We then insert the metrics according to each model row by row into our dataframe.

comparison_df[nrow(comparison_df) + 1, ] <- comparison_metrics("Logistic regression", test_set$Classes, preds_logistic)
comparison_df[nrow(comparison_df) + 1, ] <- comparison_metrics("LDA", test_set$Classes, preds_lda$class )
comparison_df[nrow(comparison_df) + 1, ] <- comparison_metrics("QDA", test_set$Classes, preds_qda$class)
comparison_df[nrow(comparison_df) + 1, ] <- comparison_metrics("KNN", test_set$Classes,preds_knn)
comparison_df[nrow(comparison_df) + 1, ] <- comparison_metrics("Unpruned_Trees", test_set$Classes, preds_unpruned)
comparison_df[nrow(comparison_df) + 1, ] <- comparison_metrics("Pruned_Trees", test_set$Classes, preds_pruned)
comparison_df[nrow(comparison_df) + 1, ] <- comparison_metrics("Bagged_Trees", test_set$Classes, preds_bag)
comparison_df[nrow(comparison_df) + 1, ] <- comparison_metrics("Random_Forest", test_set$Classes, preds_rf)
comparison_df[nrow(comparison_df) + 1, ] <- comparison_metrics("Boosted_Trees", test_set$Classes, preds_sgb)
comparison_df[nrow(comparison_df) + 1, ] <- comparison_metrics("SVM_linear", test_set$Classes, preds_svm_test_linear)
comparison_df[nrow(comparison_df) + 1, ] <- comparison_metrics("SVM_radial", test_set$Classes, preds_svm_test_radial)

This results in the following matrix

comparison_df

Visualizing the results

We sorted the outcomes of the AUC calculations and visualized them by model in a bar chart from least to greatest.

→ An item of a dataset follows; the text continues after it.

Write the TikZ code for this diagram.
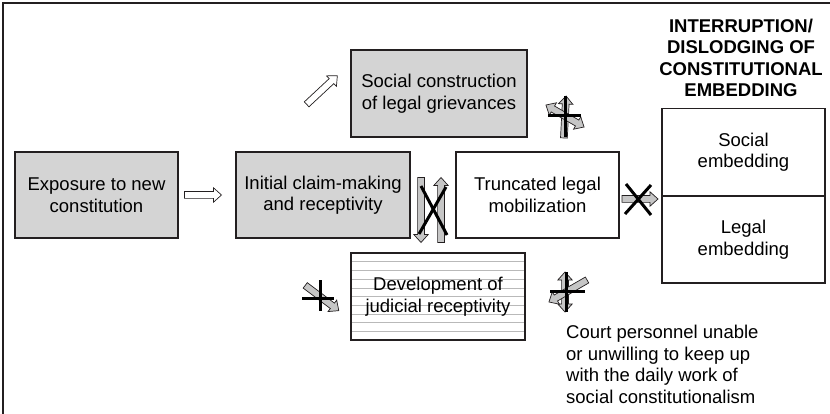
\documentclass[tikz,border=0pt]{standalone}
\usepackage{fontspec}
\setmainfont{Liberation Sans}
\usetikzlibrary{calc}

\definecolor{cd4d4d4}{RGB}{212,212,212}
\definecolor{cc6c6c6}{RGB}{198,198,198}
\definecolor{cb9b9b9}{RGB}{185,185,185}
\definecolor{c231f20}{RGB}{35,31,32}

\tikzset{
  box/.style={draw=c231f20, line width=1.2pt, minimum width=163pt,
    minimum height=86pt, align=center, inner sep=0pt,
    font=\fontsize{18.5}{21.5}\selectfont},
  graybox/.style={box, fill=cd4d4d4},
  blkarr/.style={draw=c231f20, line width=0.7pt, line join=miter},
  bar/.style={draw=black, line width=3pt},
  pics/blkarr/.style 2 args={code={
    \path[blkarr, fill=#2] ({-#1/2},-3.4) -- ({#1/2-8},-3.4) --
      ({#1/2-8},-7.2) -- ({#1/2},0) -- ({#1/2-8},7.2) --
      ({#1/2-8},3.4) -- ({-#1/2},3.4) -- cycle;
  }},
  pics/blkarrd/.style 2 args={code={
    \path[blkarr, fill=#2] ({-#1/2},0) -- ({-#1/2+8},-7.2) --
      ({-#1/2+8},-3.4) -- ({#1/2-8},-3.4) --
      ({#1/2-8},-7.2) -- ({#1/2},0) -- ({#1/2-8},7.2) --
      ({#1/2-8},3.4) -- ({-#1/2+8},3.4) -- ({-#1/2+8},7.2) -- cycle;
  }}
}

\begin{document}
\begin{tikzpicture}[x=1pt, y=-1pt]
\useasboundingbox (0,0) rectangle (830,414);
\draw[line width=1.2pt, c231f20] (3,414) -- (3,3) -- (830,3);

% boxes
\node[graybox] (expo) at (96.5,195) {Exposure to new\\constitution};
\node[graybox, minimum width=174pt] (init) at (323,195)
  {Initial claim-making\\and receptivity};
\node[box] (trunc) at (537.5,195) {Truncated legal\\mobilization};
\node[graybox, minimum width=176pt, minimum height=87pt] (socc) at (439,93.5)
  {Social construction\\of legal grievances};
\node[box, minimum width=174pt, minimum height=87pt, path picture={
    \foreach \i in {1,...,9}
      \draw[cb9b9b9, line width=0.6pt]
        ([yshift=-\i*8.7pt]path picture bounding box.north west) --
        ([yshift=-\i*8.7pt]path picture bounding box.north east);
  }] (devel) at (438,296.5) {Development of\\judicial receptivity};
\node[box, minimum height=86.5pt] (socemb) at (743.5,152) {Social\\embedding};
\node[box, minimum height=86.5pt, anchor=north] (legemb) at (socemb.south)
  {Legal\\embedding};

% heading and note
\node[align=center, font=\fontsize{18.5}{21.5}\selectfont\bfseries]
  (head) at (741,58) {INTERRUPTION/\\DISLODGING OF\\CONSTITUTIONAL\\EMBEDDING};
\node[align=left, anchor=north west, inner sep=0pt,
  font=\fontsize{18.5}{21.5}\selectfont] (court) at (566,325)
  {Court personnel unable\\or unwilling to keep up\\with the daily work of\\social constitutionalism};

% open arrows
\pic at ($(expo.east)!0.5!(init.west)+(-4,0)$) {blkarr={37}{white}};
\pic[rotate=43] at (322,90) {blkarr={42}{white}};

% blocked arrows
\pic[rotate=87] at (565,117) {blkarr={42}{cc6c6c6}};
\pic[rotate=-30] at (565,116) {blkarrd={44}{cc6c6c6}};
\draw[bar] (548,116) -- (581,116);
\draw[bar] (565,96) -- (565,137);

\pic[rotate=-90] at (421,210) {blkarr={65}{cc6c6c6}};
\pic[rotate=90] at (441,210) {blkarr={65}{cc6c6c6}};
\draw[bar] (421,186) -- (447,235);
\draw[bar] (446,187) -- (419,234);

\pic at (640,199) {blkarr={36}{cc6c6c6}};
\draw[bar] (626,184) -- (651,215);
\draw[bar] (651,185) -- (625,214);

\pic[rotate=-37] at (322,298) {blkarr={42}{cc6c6c6}};
\draw[bar] (302,298) -- (334,298);
\draw[bar] (320,280) -- (320,311);

\pic[rotate=-90] at (565,292) {blkarrd={40}{cc6c6c6}};
\pic[rotate=210] at (568,291) {blkarr={44}{cc6c6c6}};
\draw[bar] (550,291) -- (585,291);
\draw[bar] (566,272) -- (566,312);
\end{tikzpicture}
\end{document}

comparison_df_sorted <- comparison_df[order(-comparison_df$AUC_roc),]
comparison_df_sorted %>%
  ggplot(aes(x=reorder(Model,+AUC_roc), y=AUC_roc, fill=Model)) +
  theme(axis.text.x=element_blank()) +
  labs(x = "Models Tested", y = "AUC Value") +
  geom_col(position="dodge")

We also visualized the models in terms of accuracy below

comparison_df_sorted <- comparison_df[order(-comparison_df$Accuracy),]
comparison_df_sorted %>%
  ggplot(aes(x=reorder(Model,+AUC_roc), y=AUC_roc, fill=Model)) +
  theme(axis.text.x=element_blank()) +
  labs(x = "Models Tested", y = "Accuracy") +
  geom_col(position="dodge")

Observations

  1. We can see than both the bagged and boosted trees are the best performing in terms of AUC out of all the models that were tested. This indicates that these ensemble methods were the best at learning the significant features in our dataset.
  2. The LDA model performed better than Logistic Regression, which indicates that the observations were most likely drawn from a Gaussian distribution therefore giving an advantage to LDA. Additionally, the latter has performed better than QDA as well which shows that first the decision boundary is linear, and second, QDA has overfitted the training set leading to a lack of generalization.
  3. One additional indicator that the decision boundary is linear is the fact the the radial kernel in SVM performed worse than the linear one.
  4. The unpruned trees model was the least effective as it did not do a good job in learning the key features in the dataset. Also, the Random Forest model was not effective as well since the dataset is small and this model needs a bigger number of observations so that it grows as deep as possible.